EXCELLENT answer! Perfect!

When the W leaves her H, and especially for another man......she loses certain privileges. You told her about part if it when she came over making herself at home as though nothing has happened. Another one of those lost privileges is knowing what her LBH does in his private life. The only exception of her knowing anything, would be if you were taking the kids out of town/state.....and even then, she should not know every little detail, know what I mean? Just remember that little piece of information. The game plan changed the minute she cheated.

Quote:
She said she had to work and thought it was a bad idea, but wanted to make sure it was ok with me before even considering it. I validated her on having to work and her fears about going (and likely getting lectured) then said it was ok with me and thanked her for asking.


She wanted to make sure it was ok with you before she'd even consider it? Well......really? And you fell right into it, didn't you? Look, she is temperature checking you. Did she want to check with you before she took up with another guy? I doubt it. Think about it. Why would she suddenly want to be so friendly and considerate? Remember the last time she was over? Yeah, that time. Well, it caused her to get a little curious about you. So now, she is checking to see if she can say something and get a response from you that tells her that you are still emotionally attached to her. She wants to see if you care.

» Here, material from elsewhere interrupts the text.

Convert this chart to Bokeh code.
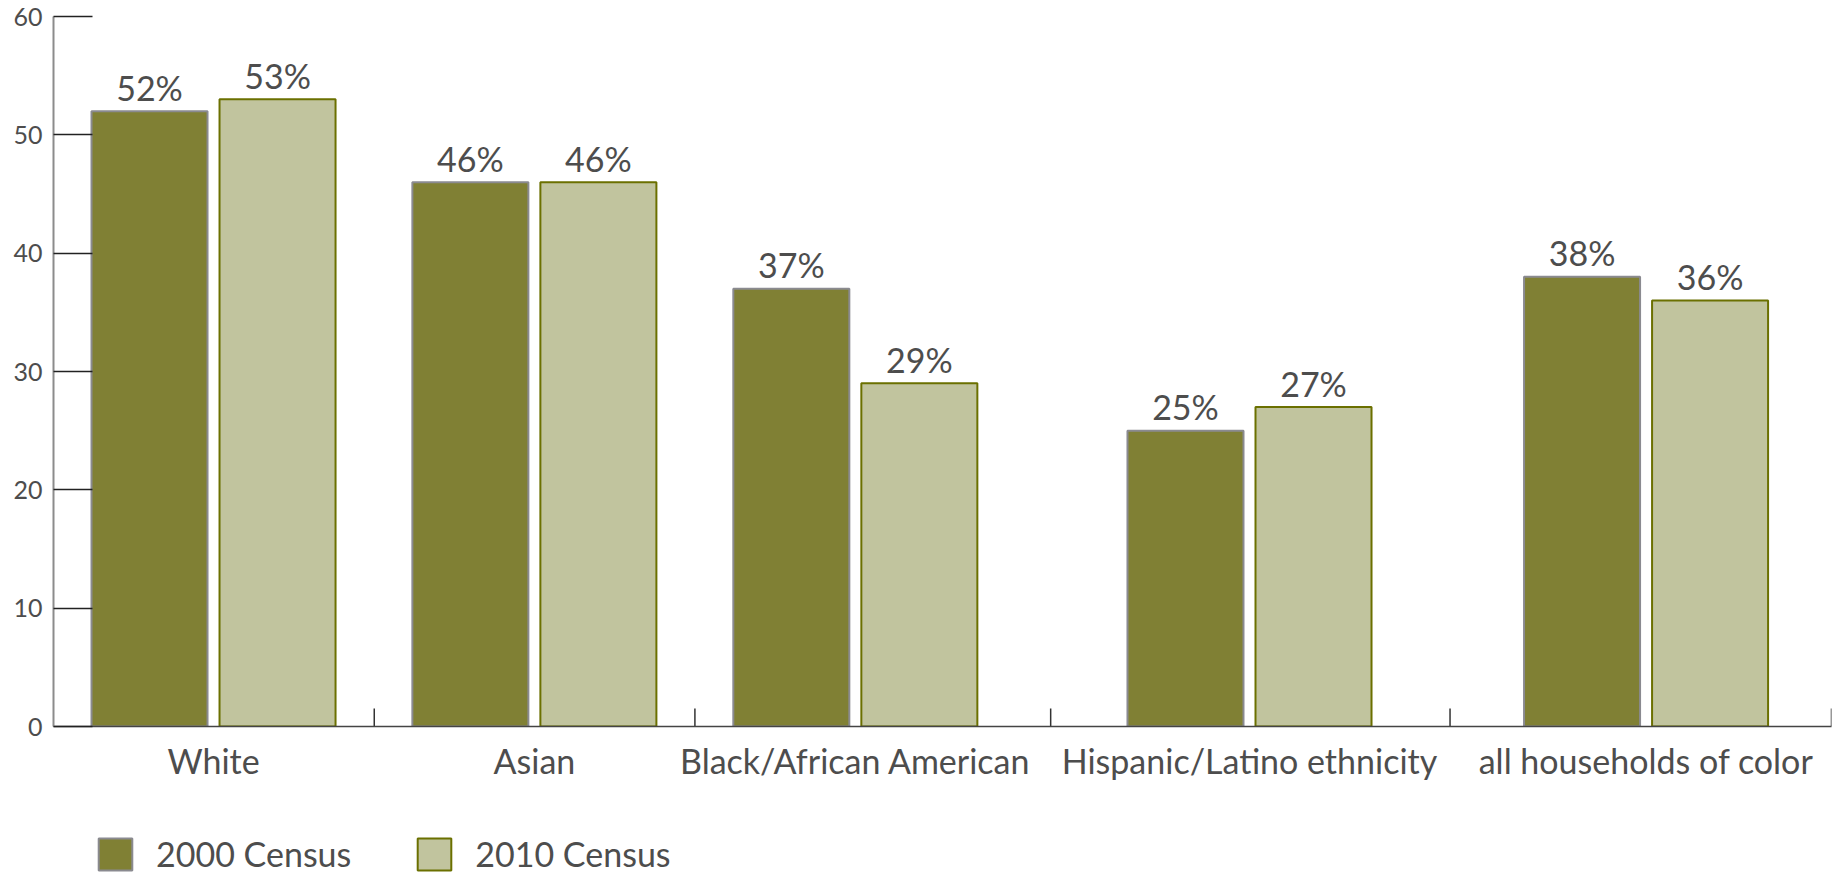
import math
from bokeh.plotting import figure
from bokeh.layouts import column
from bokeh.models import (Range1d, LinearAxis, FixedTicker, Legend, LegendItem,
                          ColumnDataSource)
from bokeh.core.properties import value
from bokeh.embed import file_html
from bokeh.resources import INLINE

# ---- data ----
categories = ["White", "Asian", "Black/African American",
              "Hispanic/Latino ethnicity", "all households of color"]
census_2000 = [52, 46, 37, 25, 38]
census_2010 = [53, 46, 29, 27, 36]
series_names = ["2000 Census", "2010 Census"]
y_ticks = [0, 10, 20, 30, 40, 50, 60]

# ---- layout (pixel-like x units) ----
group_centers = [160, 480.8, 801.7, 1195.8, 1592.3]
separators = [320.7, 641.3, 997, 1396.3, 1777.7]
bar_w = 116
offset = 64

FONT = "Lato"
TXT = "#4d4d4d"
C2000 = "#808034"
C2010 = "#c1c49e"
EDGE2000 = "#8a8a90"
EDGE2010 = "#6b7000"

W = 1833
p = figure(width=W, height=790, output_backend="svg", toolbar_location=None,
           x_range=Range1d(0, 1777.7), y_range=Range1d(0, 60),
           x_axis_type=None, y_axis_type=None,
           min_border_left=53, min_border_right=2, min_border_top=16,
           min_border_bottom=64)
p.outline_line_color = None
p.xgrid.visible = False
p.ygrid.visible = False

src = ColumnDataSource(dict(
    x0=[c - offset for c in group_centers],
    x1=[c + offset for c in group_centers],
    v0=census_2000, v1=census_2010,
    l0=[f"{v}%" for v in census_2000],
    l1=[f"{v}%" for v in census_2010],
))

p.vbar(x="x0", top="v0", width=bar_w, bottom=0, source=src,
       fill_color=C2000, line_color=EDGE2000, line_width=2)
p.vbar(x="x1", top="v1", width=bar_w, bottom=0, source=src,
       fill_color=C2010, line_color=EDGE2010, line_width=2)

for xs, ls, vs in (("x0", "l0", "v0"), ("x1", "l1", "v1")):
    p.text(x=xs, y=vs, text=ls, source=src, text_align="center",
           text_baseline="alphabetic", y_offset=-24,
           text_font=value(FONT), text_font_size="34px", text_color=TXT)

# separator ticks between categories (pointing up from the axis)
p.ray(x=separators, y=[0] * len(separators), length=18, length_units="screen",
      angle=math.pi / 2, line_color="#333333", line_width=1.5)

# y axis
yax = LinearAxis(ticker=FixedTicker(ticks=y_ticks))
yax.axis_line_color = "#8c8c8c"
yax.axis_line_width = 2
yax.major_tick_in = 39
yax.major_tick_out = 0
yax.major_tick_line_color = "#222222"
yax.major_tick_line_width = 1.5
yax.minor_tick_line_color = None
yax.major_label_text_font = FONT
yax.major_label_text_font_size = "25px"
yax.major_label_text_color = TXT
yax.major_label_standoff = 11
p.add_layout(yax, "left")

# x axis with category labels
xlab = LinearAxis(ticker=FixedTicker(ticks=group_centers))
xlab.axis_line_color = "#444444"
xlab.axis_line_width = 1.5
xlab.major_tick_line_color = None
xlab.minor_tick_line_color = None
xlab.major_tick_in = 0
xlab.major_tick_out = 0
xlab.major_label_overrides = {float(c): n for c, n in zip(group_centers, categories)}
xlab.major_label_text_font = FONT
xlab.major_label_text_font_size = "34px"
xlab.major_label_text_color = TXT
xlab.major_label_standoff = 13
p.add_layout(xlab, "below")

# legend strip below the chart (zero-size swatch renderers, hidden by the legend box)
lf = figure(width=W, height=84, output_backend="svg", toolbar_location=None,
            x_range=Range1d(0, 1), y_range=Range1d(0, 1),
            x_axis_type=None, y_axis_type=None,
            min_border_left=0, min_border_right=0, min_border_top=0,
            min_border_bottom=0)
lf.outline_line_color = None
lf.xgrid.visible = False
lf.ygrid.visible = False
swatch = ColumnDataSource(dict(x=[0.2], bottom=[0.2], top=[0.2]))
g0 = lf.vbar(x="x", top="top", bottom="bottom", width=0, source=swatch,
             fill_color=C2000, line_color=EDGE2000, line_width=2)
g1 = lf.vbar(x="x", top="top", bottom="bottom", width=0, source=swatch,
             fill_color=C2010, line_color=EDGE2010, line_width=2)

legend = Legend(items=[LegendItem(label=series_names[0], renderers=[g0]),
                       LegendItem(label=series_names[1], renderers=[g1])],
                orientation="horizontal", location=(41, 0))
legend.glyph_width = 42
legend.glyph_height = 40
legend.label_standoff = 20
legend.spacing = 62
legend.padding = 0
legend.margin = 0
legend.border_line_color = None
legend.background_fill_color = "white"
legend.background_fill_alpha = 1
legend.label_text_font = FONT
legend.label_text_font_size = "34px"
legend.label_text_color = TXT
legend.label_height = 40
lf.add_layout(legend, "center")

layout = column(p, lf, spacing=0)
open("out.html", "w").write(file_html(layout, INLINE))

What did you say, exactly, when you validated her? I am always reading where H's say they validated, but they never say what or how. Unless validation is a natural gift for you, I'd be careful during this time frame, b/c of the mindset of the WW. You do NOT want to look/sound as if you are kissing a$$. IMHO, you overkilled big time, as a lot of LBH's do. She got just exactly what she was looking for when she contacted you!

Quote:
I got no response and still haven't.


Know why it bothers you? B/c you gave yourself away. Now she knows she still has you.....and once she knows, then she's not interested.

My suggestion is for a little while, anyway, don't be so eager to gush over the fact she is telling you anything.....b/c she is all about manipulation. And the key about manipulation is to not let the manipulated person know that they are being manipulated. The newly LBH is often so delighted to see her acting halfway "nice", he fails to see through what she's really doing.

If you want to know more about the wayward wife's mindset and usual behavior, you can follow the threads about it. The first one is below.

http://www.divorcebusting.com/forums/ubbthreads.php?ubb=showflat&Number=2545554#Post2545554


It is not about what you feel should work in your M. It is about doing the work that gets the right results. Do what works!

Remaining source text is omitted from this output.